Handwashing can help eliminate millions of courses of antibiotics that are currently ineffectively and often inappropriately prescribed. Proper hygiene behaviour also helps prevent the spread of contagious diseases such as Sars, H5N1 influenza and Ebola, long considered impending threats among dense populations.
However, handwashing with soap is more commonly said than it is done. Notoriously difficult to monitor, rates of handwashing with soap vary dramatically, though rarely surpass 40 per cent to 50 per cent at key times and can be much lower, according to international studies. Even among medical professionals, there is an overall median compliance rate of only 40 per cent, according to the AMR global report.
Knowledge and practice are not equivalent. Establishing regular hygiene behaviour requires water, soap and a convenient basin together at the proper time and place - an "enabling environment".
For those living in affluent cities, this challenge may not be obvious. Yet, piped water and modern sinks are expensive and often unavailable in rural areas. Traditional water storage methods create awkward logistics for handwashing.
Makeshift solutions often involving recycled plastic bottles or milk cartons attached to a tree or post can be free, but have proven unsuccessful in changing behaviour. Because they are free, such devices are not valued and easily discarded. As one development expert said: "People don't want to use something that looks like rubbish hanging in their yard." Undeniably, the goal is regular usage.
In response, a small company in Vietnam has launched an innovative and attractive low-cost consumer product that promotes behaviour change, born from the Global Scaling Up of Handwashing campaign, a project under the water and sanitation programme that is part of the World Bank Group's Water Global Practice.
Our think-tank, the Global Institute For Tomorrow (Gift), supported this process. Currently wholly-owned by the WaterSHED non-governmental organisation, the social-business is now seeking to scale up production and distribution throughout the region.
Designed through a human-centred design process, it was a finalist for the World Design Impact Prize, which encourages industrial design driven projects that benefit society. Imagine a "portable sink" complete with soap tray, wastewater pipe and modern design, placed in the kitchen or outside the latrine, with optional mirror, dental kit and make-up - an aspirational, modern lifestyle product, yet still affordable at about US$12.
This contrasts with products in other regions that retail for US$200 or public hand sanitiser devices which require regular servicing.
The number of rural residents in Asean who could stand to benefit from a low-cost product that changes handwashing behaviour could amount to well over half of the region's 625 million population.
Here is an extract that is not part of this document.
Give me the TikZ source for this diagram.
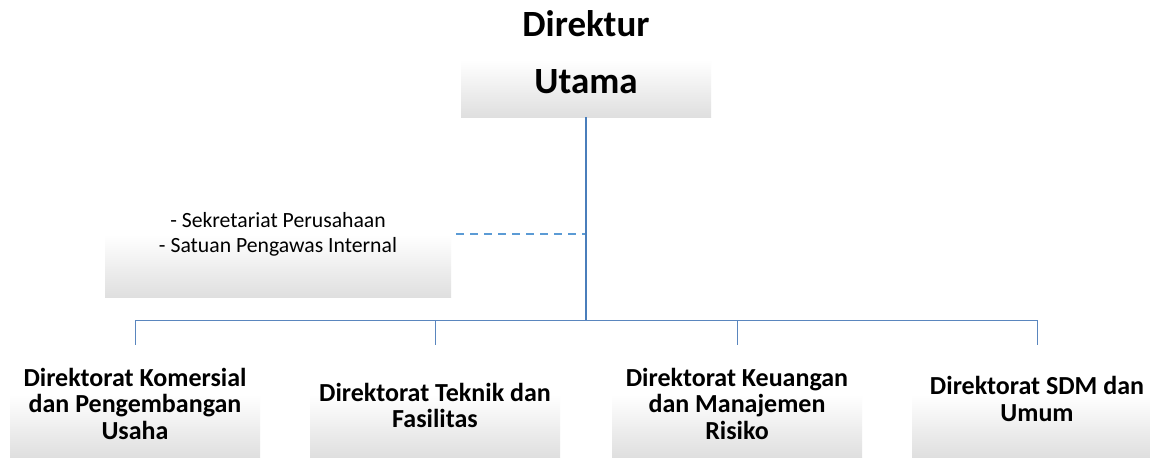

Countries with the greatest need for such a handwashing device, based on the percentage of the population with what is termed "improved sanitation", according to World Bank figures, are: Cambodia, 42 per cent (which means 58 per cent do not have access); Indonesia, 61 per cent; Laos, 71 per cent; the Philippines, 74 per cent; Vietnam, 78 per cent; and Myanmar, 80 per cent.
However, even where there is improved sanitation, there may not be running water, and in many rural areas there is no piped water into the household, so it is inconvenient to wash one's hands with soap.
Handwashing is the most important preventative measure that can be implemented today. Other more costly and time-consuming investments in infrastructure and new pharmaceutical cures are also necessary. Singapore and other centres of innovation should incentivise the development of new drugs. Concurrently, Asean should set targets to reduce overall antibiotics usage.
Doctors, meanwhile, must be more conservative with prescriptions and also seek to facilitate handwashing behaviour among patients.
Everyone will have a role to play in this critical race against drug resistance - and it starts with prevention.